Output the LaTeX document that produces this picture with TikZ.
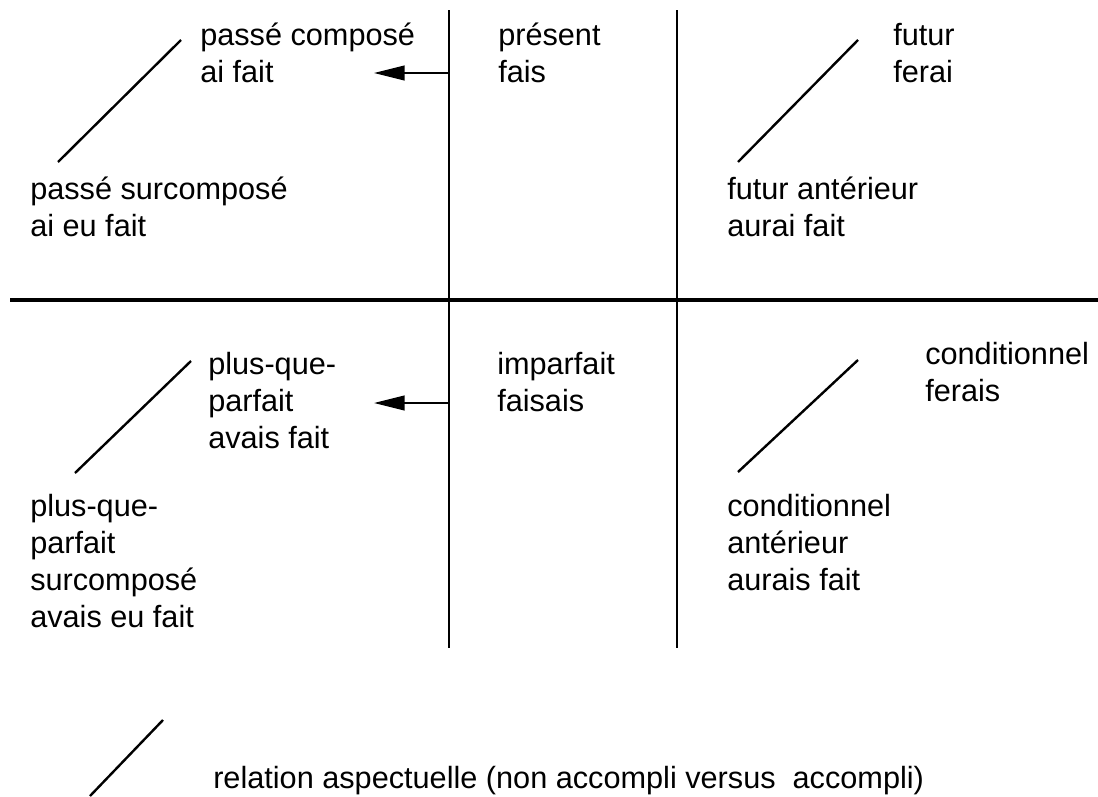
\documentclass[tikz,border=0pt]{standalone}
\usepackage{fontspec}
\setmainfont{Liberation Sans}
\usetikzlibrary{arrows.meta}
\newcommand\lblstrut{\rule{0pt}{21pt}}
\begin{document}
\begin{tikzpicture}[x=0.75pt,y=-0.75pt,
  lbl/.style={anchor=north west,inner sep=0pt,align=left,
    font=\fontsize{23pt}{27.8pt}\selectfont},
  axis/.style={line width=1.7pt},
  haxis/.style={line width=2.3pt},
  diag/.style={line width=1.8pt},
  tense/.style={line width=1.7pt,-{Triangle[length=23pt,width=11pt]}}]
\useasboundingbox (0,0) rectangle (1098,796);
% axes
\coordinate (hL) at (10,300);
\coordinate (hR) at (1098,300);
\coordinate (v1T) at (449,10);
\coordinate (v1B) at (449,648);
\coordinate (v2T) at (677,10);
\coordinate (v2B) at (677,648);
\draw[haxis] (hL) -- (hR);
\draw[axis] (v1T) -- (v1B);
\draw[axis] (v2T) -- (v2B);
% arrows
\coordinate (a1s) at (449,73);
\coordinate (a1e) at (374,73);
\coordinate (a2s) at (449,403);
\coordinate (a2e) at (374,403);
\draw[tense] (a1s) -- (a1e);
\draw[tense] (a2s) -- (a2e);
% diagonals
\coordinate (d1a) at (58,162);  \coordinate (d1b) at (181,40);
\coordinate (d2a) at (738,162); \coordinate (d2b) at (858,40);
\coordinate (d3a) at (75,473);  \coordinate (d3b) at (191,361);
\coordinate (d4a) at (738,472); \coordinate (d4b) at (858,360);
\coordinate (d5a) at (90,796);  \coordinate (d5b) at (163,720);
\draw[diag] (d1a) -- (d1b);
\draw[diag] (d2a) -- (d2b);
\draw[diag] (d3a) -- (d3b);
\draw[diag] (d4a) -- (d4b);
\draw[diag] (d5a) -- (d5b);
% labels (y = first baseline - 28px)
\node[lbl] (pc)  at (200,17)  {\lblstrut passé composé\\ai fait};
\node[lbl] (pr)  at (498,17)  {\lblstrut présent\\fais};
\node[lbl] (fu)  at (893,17)  {\lblstrut futur\\ferai};
\node[lbl] (psc) at (30,171)  {\lblstrut passé surcomposé\\ai eu fait};
\node[lbl] (fa)  at (727,171) {\lblstrut futur antérieur\\aurai fait};
\node[lbl] (pqp) at (208,346) {\lblstrut plus-que-\\parfait\\avais fait};
\node[lbl] (imp) at (497,346) {\lblstrut imparfait\\faisais};
\node[lbl] (co)  at (925,336) {\lblstrut conditionnel\\ferais};
\node[lbl] (pqs) at (30,488)  {\lblstrut plus-que-\\parfait\\surcomposé\\avais eu fait};
\node[lbl] (ca)  at (727,488) {\lblstrut conditionnel\\antérieur\\aurais fait};
\node[lbl] (leg) at (213,760) {\lblstrut relation aspectuelle (non accompli versus\ \ accompli)};
\end{tikzpicture}
\end{document}
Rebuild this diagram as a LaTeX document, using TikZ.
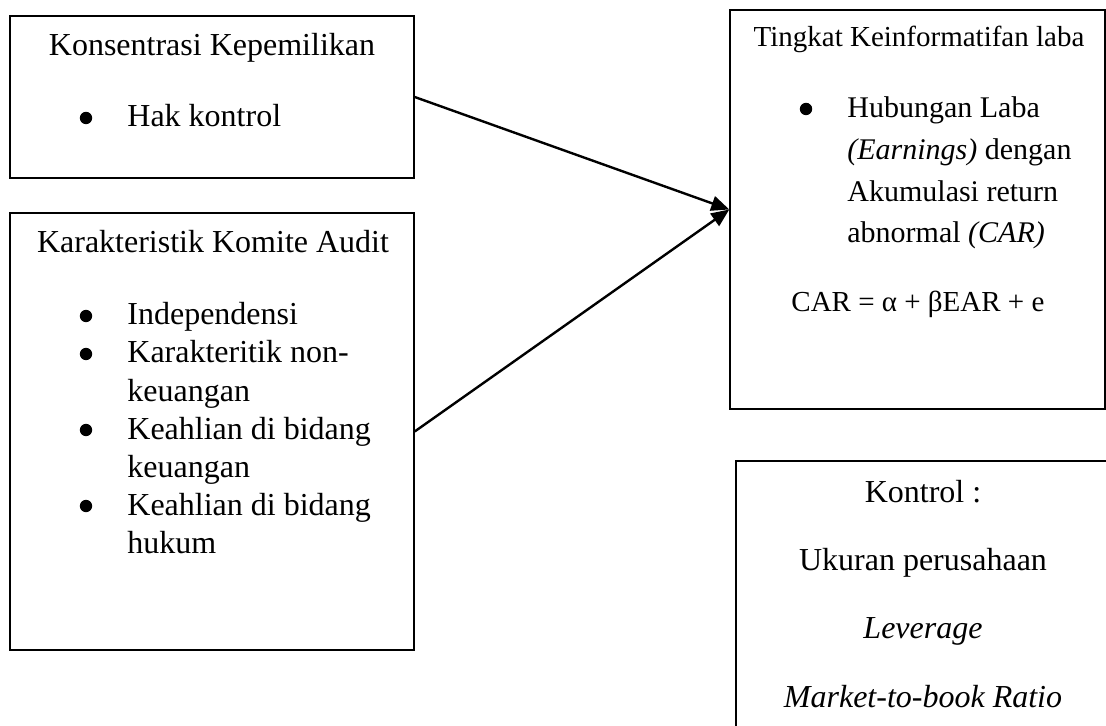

--*--

__Requirements__
What is the number of lines above that contain "this"? Answer with that number only.

__Exercise output__
2